Librarian Stuart Goodson (Estevez) arrives to find homeless eccentric Athena (a scene-stealing Dale Hodges) berating security guard Ernesto (Jacob Vargas) with anti-Semitic slurs. Stuart gently but firmly threatens Athena with a six-month banishment from the library if her unruly behavior continues. As the camera follows Stuart through his day, it becomes clear that his workplace is not the charmingly romanticized stereotype depicted by Hollywood in such classics as 1957’s Desk Set but a civic institution that finds itself on the frontlines of serious social issues: homelessness, mental illness, and the opioid epidemic.
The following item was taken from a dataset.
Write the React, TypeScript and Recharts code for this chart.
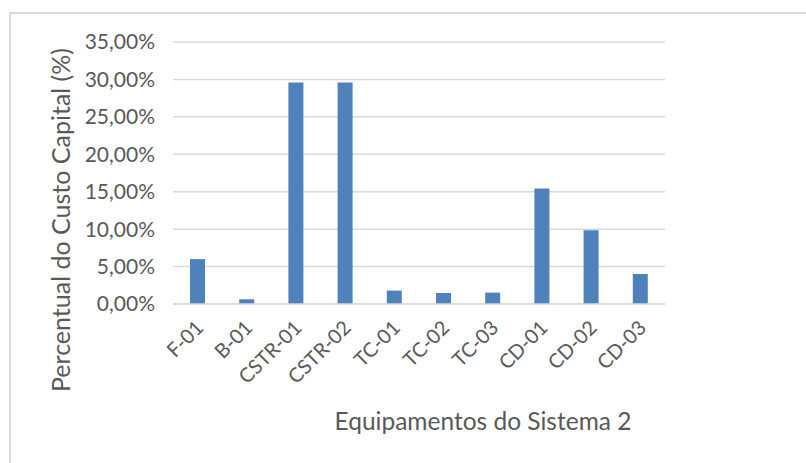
import React from "react";
import { BarChart, Bar, XAxis, YAxis, CartesianGrid } from "recharts";

// equipamentos e participação no custo capital (%)
const equipamentos = [
  "F-01",
  "B-01",
  "CSTR-01",
  "CSTR-02",
  "TC-01",
  "TC-02",
  "TC-03",
  "CD-01",
  "CD-02",
  "CD-03",
];
const percentuais = [6.0, 0.63, 29.6, 29.6, 1.79, 1.47, 1.52, 15.43, 9.85, 4.01];
const yTicks = [0, 5, 10, 15, 20, 25, 30, 35];

const data = equipamentos.map((nome, i) => ({ nome, valor: percentuais[i] }));

const FONT = "Lato, 'Open Sans', sans-serif";
const TEXT = "#595959";

const fmt = (v: number) => `${v.toFixed(2).replace(".", ",")}%`;

const XTick = (props: any) => {
  const { x, y, payload } = props;
  const tx = x + 7;
  const ty = y + 17;
  return (
    <text
      x={tx}
      y={ty}
      textAnchor="end"
      fill={TEXT}
      fontSize={20}
      fontFamily={FONT}
      transform={`rotate(-45, ${tx}, ${ty})`}
    >
      {payload.value}
    </text>
  );
};

const App = () => {
  return (
    <div
      style={{
        position: "absolute",
        left: 0,
        top: 0,
        width: 806,
        height: 463,
        background: "#fff",
        overflow: "hidden",
      }}
    >
      {/* moldura da área do gráfico */}
      <div
        style={{
          position: "absolute",
          left: 9,
          top: 12,
          width: 900,
          height: 600,
          borderLeft: "2px solid #d9d9d9",
          borderTop: "2px solid #d9d9d9",
        }}
      />
      <BarChart
        width={806}
        height={463}
        data={data}
        margin={{ top: 42, right: 141, left: 10, bottom: 0 }}
        barSize={15}
        style={{ position: "absolute", left: 0, top: 0 }}
      >
        <CartesianGrid vertical={false} stroke="#d9d9d9" strokeWidth={1.5} />
        <XAxis
          dataKey="nome"
          height={159}
          interval={0}
          tickLine={false}
          axisLine={{ stroke: "#d9d9d9", strokeWidth: 1.5 }}
          tick={<XTick />}
          label={{
            content: (p: any) => {
              const vb = p.viewBox;
              return (
                <text
                  x={483}
                  y={vb.y + 126}
                  textAnchor="middle"
                  fill={TEXT}
                  fontSize={24.5}
                  fontFamily={FONT}
                >
                  Equipamentos do Sistema 2
                </text>
              );
            },
          }}
        />
        <YAxis
          width={163}
          domain={[0, 35]}
          ticks={yTicks}
          tickFormatter={fmt}
          tickLine={false}
          axisLine={false}
          tickSize={6}
          tickMargin={12}
          tick={{ fill: TEXT, fontSize: 21, fontFamily: FONT }}
          label={{
            content: (p: any) => {
              const vb = p.viewBox;
              const cx = 60;
              const cy = vb.y + vb.height / 2 + 47;
              return (
                <text
                  x={cx}
                  y={cy}
                  textAnchor="middle"
                  dominantBaseline="central"
                  fill={TEXT}
                  fontSize={25}
                  fontFamily={FONT}
                  transform={`rotate(-90, ${cx}, ${cy})`}
                >
                  Percentual do Custo Capital (%)
                </text>
              );
            },
          }}
        />
        <Bar dataKey="valor" fill="#4f81bd" isAnimationActive={false} />
      </BarChart>
    </div>
  );
};

export default App;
And librarians, as Stuart and his eco-conscious co-worker Myra (Jena Malone) acknowledge, are the unofficial first responders.
Stuart reluctantly becomes more involved the following evening when a group of homeless men, led by the sly Jackson (the charismatic Michael K. Williams), refuses to leave the library at closing time. “Tonight we occupy,” he triumphantly tells Stuart. The cold snap has worsened, and the city shelters are full. Why can’t they stay in the library for the night? The Public is not a shelter for the homeless, declares library director Anderson (Jeffrey Wright) in refusing his manager’s request. “But that is exactly what we are, every day of the week,” protests Stuart, and he rejoins his homeless patrons in barricading the third-floor social sciences department.
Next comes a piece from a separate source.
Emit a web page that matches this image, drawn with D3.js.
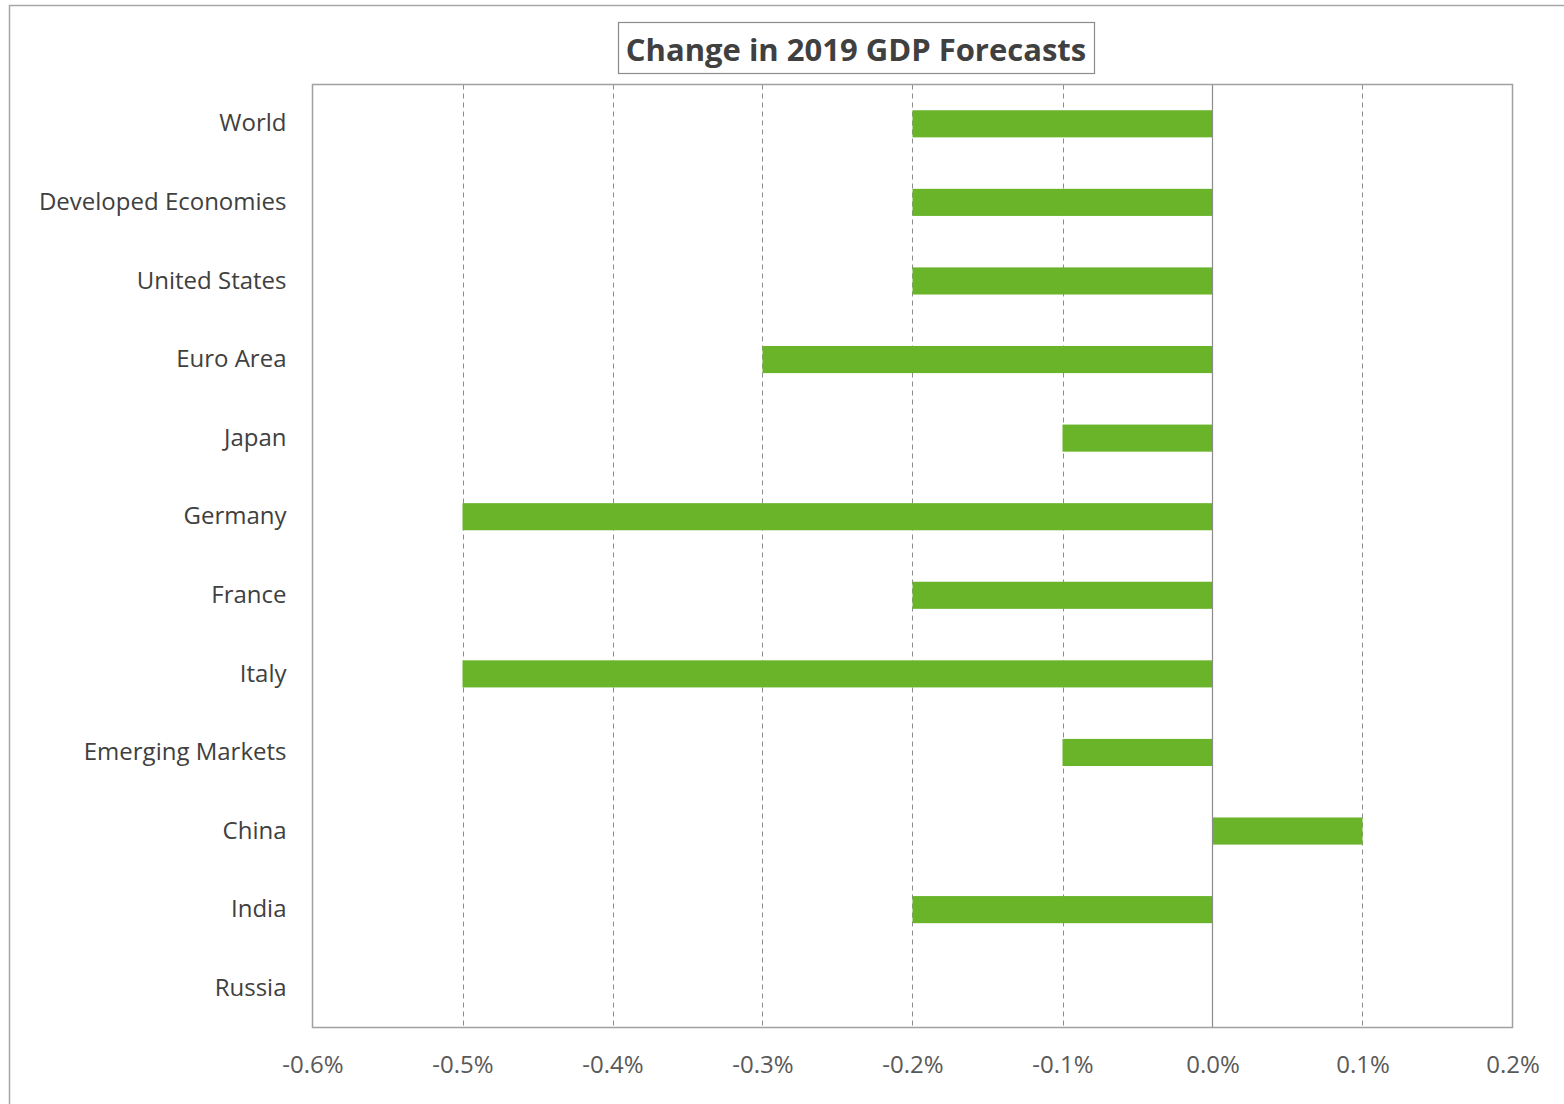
<html>
  <head>
    <meta charset="utf-8">
    <title>Change in 2019 GDP Forecasts</title>
    <script type="text/javascript" src="https://d3js.org/d3.v7.min.js"></script>
    <style type="text/css">
      body { margin: 0; background: #fff; }
      text { font-family: "Open Sans", "Noto Sans", sans-serif; }
    </style>
  </head>
  <body>
    <script type="text/javascript">

      // Data
      var categories = ["World", "Developed Economies", "United States", "Euro Area", "Japan",
                        "Germany", "France", "Italy", "Emerging Markets", "China", "India", "Russia"];
      var changes = [-0.2, -0.2, -0.2, -0.3, -0.1, -0.5, -0.2, -0.5, -0.1, 0.1, -0.2, 0.0];
      var xTicks = [-0.6, -0.5, -0.4, -0.3, -0.2, -0.1, 0.0, 0.1, 0.2];
      var title = "Change in 2019 GDP Forecasts";

      //Width and height
      var w = 1564;
      var h = 1104;
      var plot = { left: 312.5, right: 1512.5, top: 84.5, bottom: 1027.5 };

      var svg = d3.select("body")
            .append("svg")
            .attr("width", w)
            .attr("height", h);

      // outer chart border
      svg.append("rect")
         .attr("x", 9.5).attr("y", 5.5)
         .attr("width", w).attr("height", h)
         .attr("fill", "none")
         .attr("stroke", "#a6a6a6")
         .attr("stroke-width", 1.5);

      var x = d3.scaleLinear()
            .domain([-0.6, 0.2])
            .range([plot.left, plot.right]);

      var y = d3.scaleBand()
            .domain(categories)
            .range([plot.top, plot.bottom])
            .paddingInner(0.655)
            .paddingOuter(0.3275);

      // dashed gridlines
      svg.selectAll("line.grid")
         .data(xTicks.filter(function(d){ return d !== 0 && d > -0.6 && d < 0.2; }))
         .enter()
         .append("line")
         .attr("class", "grid")
         .attr("x1", d => Math.round(x(d)) + 0.5)
         .attr("x2", d => Math.round(x(d)) + 0.5)
         .attr("y1", plot.top)
         .attr("y2", plot.bottom)
         .attr("stroke", "#8c8c8c")
         .attr("stroke-width", 1)
         .attr("stroke-dasharray", "5,4");

      // bars
      svg.selectAll("rect.bar")
         .data(categories)
         .enter()
         .append("rect")
         .attr("class", "bar")
         .attr("x", (d, i) => x(Math.min(0, changes[i])))
         .attr("y", d => y(d))
         .attr("width", (d, i) => Math.abs(x(changes[i]) - x(0)))
         .attr("height", y.bandwidth())
         .attr("fill", "#6ab42a");

      // zero line
      svg.append("line")
         .attr("x1", Math.round(x(0)) + 0.5)
         .attr("x2", Math.round(x(0)) + 0.5)
         .attr("y1", plot.top)
         .attr("y2", plot.bottom)
         .attr("stroke", "#8c8c8c")
         .attr("stroke-width", 1.2);

      // plot area border
      svg.append("rect")
         .attr("x", plot.left).attr("y", plot.top)
         .attr("width", plot.right - plot.left)
         .attr("height", plot.bottom - plot.top)
         .attr("fill", "none")
         .attr("stroke", "#a0a0a0")
         .attr("stroke-width", 1.5);

      // x axis labels
      var xAxis = d3.axisBottom(x)
            .tickValues(xTicks)
            .tickSize(0)
            .tickPadding(28)
            .tickFormat(d => d3.format(".1f")(d).replace("\u2212", "-") + "%");

      svg.append("g")
         .attr("transform", "translate(0," + plot.bottom + ")")
         .call(xAxis)
         .call(g => g.select(".domain").remove())
         .selectAll("text")
         .attr("font-family", "'Open Sans', sans-serif")
         .attr("font-size", 24)
         .attr("fill", "#595959");

      // category labels
      var yAxis = d3.axisLeft(y).tickSize(0).tickPadding(26);
      svg.append("g")
         .attr("transform", "translate(" + plot.left + ",0)")
         .call(yAxis)
         .call(g => g.select(".domain").remove())
         .selectAll("text")
         .attr("font-family", "'Open Sans', sans-serif")
         .attr("font-size", 24)
         .attr("fill", "#404040");

      // title with box
      var tg = svg.append("g");
      var tt = tg.append("text")
         .attr("x", 856)
         .attr("y", 49)
         .attr("text-anchor", "middle")
         .attr("dominant-baseline", "central")
         .attr("font-size", 31)
         .attr("font-weight", "bold")
         .attr("fill", "#404040")
         .text(title);
      var bb = tt.node().getBBox();
      tg.insert("rect", "text")
         .attr("x", Math.round(bb.x - 8) + 0.5)
         .attr("y", 22.5)
         .attr("width", Math.round(bb.width + 16))
         .attr("height", 51)
         .attr("fill", "#fff")
         .attr("stroke", "#8c8c8c")
         .attr("stroke-width", 1.2);

    </script>
  </body>
</html>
The peaceful sit-in turns into a standoff with police when crisis negotiator Bill Ramstead (a mannered Alec Baldwin) and mayoral candidate/district attorney Josh Davis (Christian Slater) arrive to take charge. Adding to the volatile mix is an ambitious reporter (Gabrielle Union) willing to distort a nonviolent situation to boost her ratings and Twitter followers.
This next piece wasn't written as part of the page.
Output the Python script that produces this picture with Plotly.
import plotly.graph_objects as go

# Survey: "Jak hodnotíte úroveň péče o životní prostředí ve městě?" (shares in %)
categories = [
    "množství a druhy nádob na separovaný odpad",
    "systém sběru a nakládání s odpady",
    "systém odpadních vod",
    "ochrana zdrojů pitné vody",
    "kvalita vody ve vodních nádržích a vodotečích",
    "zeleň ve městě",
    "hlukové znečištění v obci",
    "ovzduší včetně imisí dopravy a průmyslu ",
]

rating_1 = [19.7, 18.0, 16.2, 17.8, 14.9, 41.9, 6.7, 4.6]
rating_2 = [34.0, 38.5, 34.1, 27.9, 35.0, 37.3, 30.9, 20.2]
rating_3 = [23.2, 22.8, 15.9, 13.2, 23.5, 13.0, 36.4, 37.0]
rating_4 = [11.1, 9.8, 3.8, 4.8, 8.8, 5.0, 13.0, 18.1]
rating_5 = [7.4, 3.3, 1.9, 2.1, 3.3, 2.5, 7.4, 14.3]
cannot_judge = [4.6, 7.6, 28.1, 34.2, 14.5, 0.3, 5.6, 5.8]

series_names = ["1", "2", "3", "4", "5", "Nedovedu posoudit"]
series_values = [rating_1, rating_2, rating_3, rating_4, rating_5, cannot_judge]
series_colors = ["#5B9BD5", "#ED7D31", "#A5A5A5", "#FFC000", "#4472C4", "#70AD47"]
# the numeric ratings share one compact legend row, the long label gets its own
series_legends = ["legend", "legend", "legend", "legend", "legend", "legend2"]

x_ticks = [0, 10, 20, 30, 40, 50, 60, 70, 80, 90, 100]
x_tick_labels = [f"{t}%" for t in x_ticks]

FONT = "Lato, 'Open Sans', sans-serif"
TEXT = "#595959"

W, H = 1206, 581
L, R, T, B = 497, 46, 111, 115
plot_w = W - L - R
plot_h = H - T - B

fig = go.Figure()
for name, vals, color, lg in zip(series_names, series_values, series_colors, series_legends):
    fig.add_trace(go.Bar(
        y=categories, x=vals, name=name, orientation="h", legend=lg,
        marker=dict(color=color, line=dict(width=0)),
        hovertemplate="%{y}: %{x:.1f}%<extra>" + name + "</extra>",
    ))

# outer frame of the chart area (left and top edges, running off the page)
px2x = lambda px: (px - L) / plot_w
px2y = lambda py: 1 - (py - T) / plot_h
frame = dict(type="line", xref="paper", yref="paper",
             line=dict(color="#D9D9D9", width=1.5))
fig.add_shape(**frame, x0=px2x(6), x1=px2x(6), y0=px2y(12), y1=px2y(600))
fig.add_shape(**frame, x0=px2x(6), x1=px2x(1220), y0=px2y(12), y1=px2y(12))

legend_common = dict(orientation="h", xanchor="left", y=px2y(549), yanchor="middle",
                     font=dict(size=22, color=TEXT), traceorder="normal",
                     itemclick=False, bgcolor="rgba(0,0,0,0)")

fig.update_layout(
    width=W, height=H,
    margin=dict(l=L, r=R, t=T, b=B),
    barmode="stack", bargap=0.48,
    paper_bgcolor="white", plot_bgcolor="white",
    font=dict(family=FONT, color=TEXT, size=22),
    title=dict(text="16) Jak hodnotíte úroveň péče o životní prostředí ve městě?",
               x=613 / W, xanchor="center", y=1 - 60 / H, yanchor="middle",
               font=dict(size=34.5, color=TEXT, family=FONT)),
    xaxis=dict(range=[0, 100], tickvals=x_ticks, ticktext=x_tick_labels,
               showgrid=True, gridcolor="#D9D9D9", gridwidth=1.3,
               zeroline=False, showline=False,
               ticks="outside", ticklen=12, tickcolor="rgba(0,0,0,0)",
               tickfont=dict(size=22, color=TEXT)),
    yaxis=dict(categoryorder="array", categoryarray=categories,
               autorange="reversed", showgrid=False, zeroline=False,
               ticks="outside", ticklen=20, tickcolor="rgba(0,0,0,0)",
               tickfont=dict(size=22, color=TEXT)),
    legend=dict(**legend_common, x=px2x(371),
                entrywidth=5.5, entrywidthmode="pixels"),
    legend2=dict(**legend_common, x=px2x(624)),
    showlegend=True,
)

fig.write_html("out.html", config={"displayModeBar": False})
Estevez addresses plenty of worthy ideas about the role of public libraries in American life, but good intentions don’t always make for great drama. He has rounded up a terrific cast, including a lively Taylor Schilling as Angela, Stuart’s potential love interest, but his actors are often reduced to didactic speeches (“libraries are the last bastion of democracy”), and poor Slater as the cartoonish heavy does his best in a one-dimensional role. Likewise, Estevez’s plotting suffers from contrivances; it’s not really much of a surprise that Ramstead’s missing addict son turns out to be one of the homeless men occupying the library. And the finale, involving nudity and a cappella singing of Johnny Nash’s 1972 hit “I Can See Clearly Now” comes across as slightly manipulative.
Still, when the Trump administration has eliminated funding for libraries from the federal budget for the third year in a row, Estevez’s film performs a valuable service in ripping up the clichés and portraying a real library and its impact on the public it serves. Evocatively shot at the Public Library of Cincinnati and Hamilton County by director of photography Juan Miguel Aspiroz, it’s an unglamorous but heartfelt study of an American institution. Librarians will love this movie.